David Cameron's Conservative Party will announce benefit reforms today which are predicted to affect 400,000 EU workers who are currently living and working in the UK. New rules will stop EU migrants claiming in-work social benefits, including some tax-credits and access to social housing.
The new measures will also allow the state to remove migrants from the UK after 6 months if they have not found work. It also restricts the rights of migrants to bring their family members to the UK, and stops them claiming child benefit and other tax credits for children who are living outside of the UK.
Other provisions put longer banning-orders on people who have previously been thrown-out of the UK for begging or engaging in fraudulent activities.

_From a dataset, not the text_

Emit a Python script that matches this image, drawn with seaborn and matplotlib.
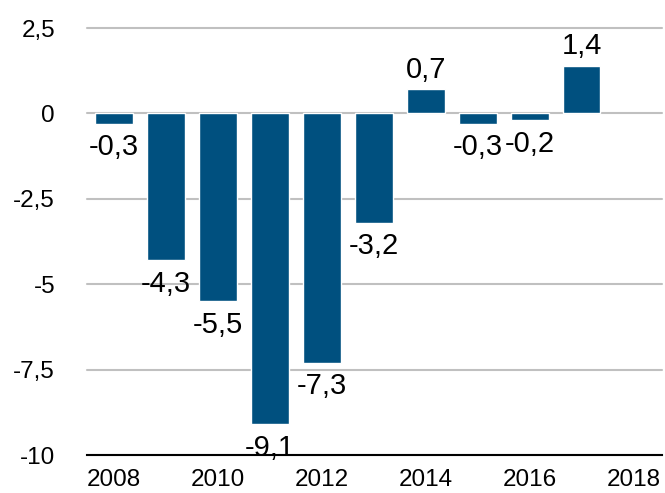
import numpy as np
import pandas as pd
import seaborn as sns
import matplotlib.pyplot as plt
from matplotlib.ticker import FuncFormatter

years = [2008, 2009, 2010, 2011, 2012, 2013, 2014, 2015, 2016, 2017]
values = [-0.3, -4.3, -5.5, -9.1, -7.3, -3.2, 0.7, -0.3, -0.2, 1.4]
xticks = [2008, 2010, 2012, 2014, 2016, 2018]
yticks = [-10, -7.5, -5, -2.5, 0, 2.5]


def comma(v, pos=None):
    s = f"{v:.1f}".replace('.', ',')
    if s.endswith(',0'):
        s = s[:-2]
    return s


sns.set_theme(style='white')
plt.rcParams['font.family'] = ['Liberation Sans', 'DejaVu Sans']
plt.rcParams['text.color'] = 'black'
plt.rcParams['xtick.color'] = 'black'
plt.rcParams['ytick.color'] = 'black'

df = pd.DataFrame({'year': years, 'value': values})

fig = plt.figure(figsize=(6.65, 4.93), dpi=100)
ax = fig.add_axes([87 / 665, 1 - 455 / 493, 575 / 665, 427 / 493])

sns.barplot(data=df, x='year', y='value', native_scale=True, width=0.73,
            color='#00507f', saturation=1, ax=ax)

bars = ax.containers[0]
# negatives sit a little further below the bar end than positives above it
ax.bar_label(bars, labels=[comma(v) if v < 0 else '' for v in values],
             padding=7, fontsize=21, color='black')
ax.bar_label(bars, labels=[comma(v) if v >= 0 else '' for v in values],
             padding=4, fontsize=21, color='black')

ax.set_xlim(2007.48, 2018.55)
ax.set_ylim(-10, 2.5)
ax.set_xticks(xticks)
ax.set_yticks(yticks)
ax.yaxis.set_major_formatter(FuncFormatter(comma))
ax.tick_params(axis='x', length=0, pad=10, labelsize=17.5)
ax.tick_params(axis='y', length=0, pad=23, labelsize=17.5)
ax.set_xlabel('')
ax.set_ylabel('')

ax.yaxis.grid(True, color='#c0c0c0', lw=1.5)
ax.set_axisbelow(True)
for line in ax.get_ygridlines():
    line.set_clip_on(False)

for side in ['left', 'top', 'right']:
    ax.spines[side].set_visible(False)
ax.spines['bottom'].set_color('black')
ax.spines['bottom'].set_linewidth(1.5)
ax.spines['bottom'].set_zorder(3)

fig.savefig('out.png', dpi=100)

The process of deporting migrants who are convicted criminals will also be sped-up.
Net migration rose by 43 percent in the last year to 260,000. The Conservative Party promised in its 2010 election manifesto that the party would take steps to insure that net migration figures would "be tens of thousands a year, not hundreds of thousands."
While the new laws could put the UK in conflict with other EU states, Jean-Claude Juncker told The Financial Times that he believed that the measures would not go-against the EU's free-movement of labour rules, and that they would be introduced "without drama". Mr Cameron stopped short of introducing quotas, which would have been more likely to cause problems.
UKIP leader Nigel Farage dismissed the reforms, saying that: "It is a cynical attempt to kick the issue into the long grass until after the election."